Re: Building libav/ffmpeg & x264 on 5.4

2014-03-25 Thread Andrei Vrincianu
Hi Michael,

Maybe it's not because of this, but did you try raising the data segment
size limit for your user? ulimit -a should help.

Best,
Andrei Vrincianu


On Tue, Mar 25, 2014 at 3:35 PM, Michael Lackner <
michael.lack...@unileoben.ac.at> wrote:

> Greetings!
>
> This is my first question here, please be gentle! ;)
>
> So, as the subject line says, I am currently attempting to compile,
> install and run
> either the libav or ffmpeg media codec suite and then x264 on OpenBSD 5.4,
> where x264
> is then linked against either libav or ffmpeg. All of this on the
> x86_64/AMD64
> architecture. x264 itself is a H.264/AVC video trans-/encoder.
>
> So far so good.
>
> The first big problem was the lack of a new enough GNU assembler
> ("as"/"gas"), as x264
> features SSSE3 inline assembly, that gas from binutils 2.15 cannot build.
> So I went ahead
> and compiled myself my own gas from binutils 2.24, which supposedly worked
> fine.
>
> But the real bummer is what follows, and this error even shows up, if I
> disable all
> assembly optimizations in libav/ffmpeg as well as x264 (then it even
> compiles on a stock
> 5.4 without my new gas 2.24, but won't run).
>
> So, I start my video transcoding, and I get this (leaving out the [info]
> lines):
>
>
> "x264 [error]: malloc of size 8856384 failed
> x264 [error]: x264_encoder_encode failed
> aborted at input frame 13, output frame 0"
>
>
> I suspect x264 and not the libav/ffmpeg it was linked against, because 13
> input frames
> were seemingly decoded by libav/ffmpeg, but not a single output frame was
> encoded by x264.
>
> Using older versions of x264/libav (up to 1 year old I tried) results in
> the same problem,
> only the malloc() size number is different.
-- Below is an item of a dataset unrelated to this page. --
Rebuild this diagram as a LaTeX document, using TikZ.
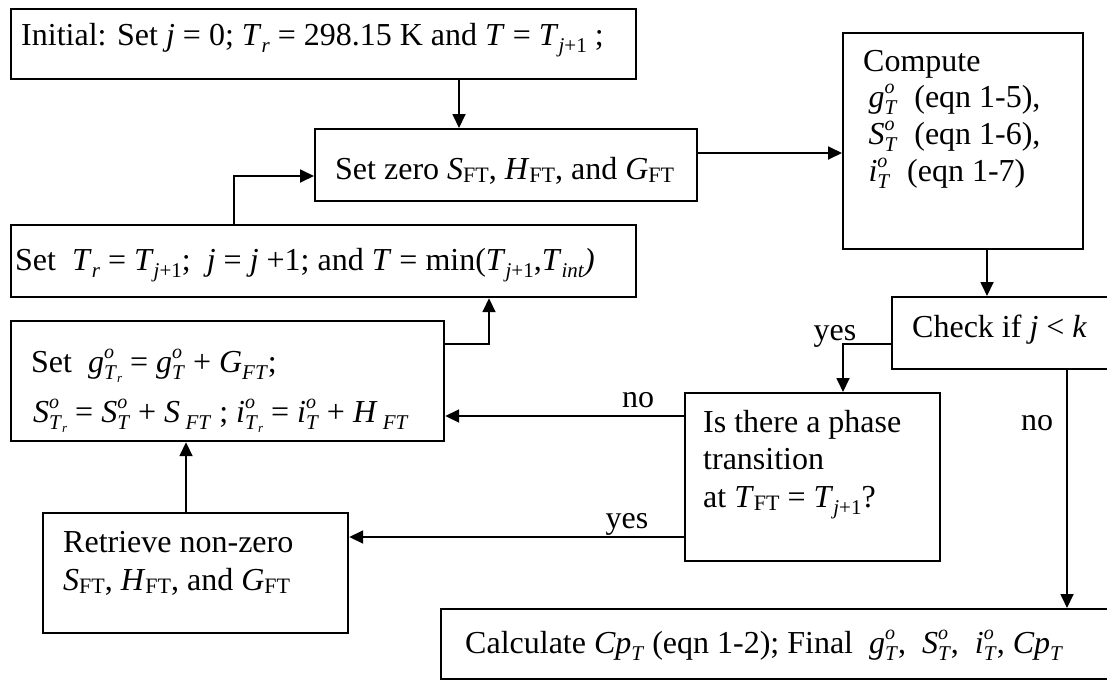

Like "31736" instead of the
> "8856384" above.
>
> Just in case you'd wanna know, this is a sample command line like the one
> I called:
>
>
> "x264 --preset veryslow --tune film --b-adapt 2 --b-pyramid normal -r 3 -f
> -2:0 --bitrate 1 --aq-mode 1 -p 1 --slow-firstpass --stats
> framestats.stats -t 2 --no-fast-pskip --cqm flat input.264 -o
> pass1output.264"
>
>
> I tried compiling this with and without assembly, and with both GCC 4.2.1
> as well as GCC
> 4.8.1. The error is always the same.
>
> To learn more, I thought I'd take a look at the x264 port of OpenBSD 5.4,
> but found this
> in its Makefile, disabling all linking against both libav and ffmpeg as
> well as disabling
> all assembly (likely due to the binutils/gas issue):
>
>
> CONFIGURE_ARGS+=--disable-asm \
> --disable-ffms \
> --disable-gpac \
> --disable-lavf \
> --disable-swscale \
> --enable-static \
> --prefix=${PREFIX}
>
>
> The ffms thing disables linking against ffmpeg, the lavf+swscale stuff
> disables linking
> against libav. asm is self-explanatory.
>
> So the x264 port (as well as the precompiled package) are completely
> crippled. Not only is
> the assembly missing, costing tons of performance, but you can't even feed
> anything but
> raw video to it! What I need is the capability to feed stuff like
> H.264/AVC, MPEG2, VC-1
> videostreams etc. to x264, so I need libav or ffmpeg.
>
> Now, the main issue is the malloc() failure here. My home-brewn gas
> shouldn't be the
> problem, because it happens even when compiling from pure C/C++.
>
> My assumption would be, that maybe OpenBSDs libc implementation of
> malloc() behaves in
> ways that x264 can't handle properly?! I've tried looking at the x264
> source coude, but
> this stuff is just way beyond me, I don't understand any of the code
> really.
>
> I have so far managed to do this on NetBSD, FreeBSD/PC-BSD, MidnightBSD,
> Dragonfly BSD,
> OpenSolaris, Linux, Windows (CygWin and MinGW/MSYS), MacOS X and even
> Haiku OS with
> varying degrees of modifications to the build scripts and in one case a
> header file.
>
> It drives me crazy I can't figure this out on OpenBSD! ;) I've been trying
> this for
> months already!
>
> Does anybody have any idea on how I could proceed? I am no developer.. So
> yeah. If anybody
> would want to take a look at the actual source code, the latest x264
> version is available
> here:
>
>
> ftp://ftp.videolan.org/pub/x264/snapshots/last_x264.tar.bz2
>
>
> libav and ffmpeg can be obtained here (I prefer libav, but that's more a
> taste thing),
> one of them needs to be built first, as x264 needs to be linked against
> either of the two:
>
>
> http://git.libav.org/?p=libav.git;a=snapshot;h=HEAD;sf=tgz
> http://www.ffmpeg.org/releases/ffmpeg-2.2.tar.bz2
>
>
> The x264 trouble seems to originate in one of either "x264.c",
> "encoder/encoder.c" or
> maybe "common/common.c".
>
> Sorry for this very lengthy post, but I've tried and tried and tried and
> failed every
> time. When I finally got past the gas problem, I was sooo happy to get it
> built, only to
> hit this issue at runtime.
>
> I need help here, so if anyone has any idea on how to solve this, it'd be
> greatly
> appreciated!
>
> Not sure if it would make sense to contact the x264 port maintainer, a

Building libav/ffmpeg & x264 on 5.4

2014-03-25 Thread Michael Lackner

Greetings!

This is my first question here, please be gentle! ;)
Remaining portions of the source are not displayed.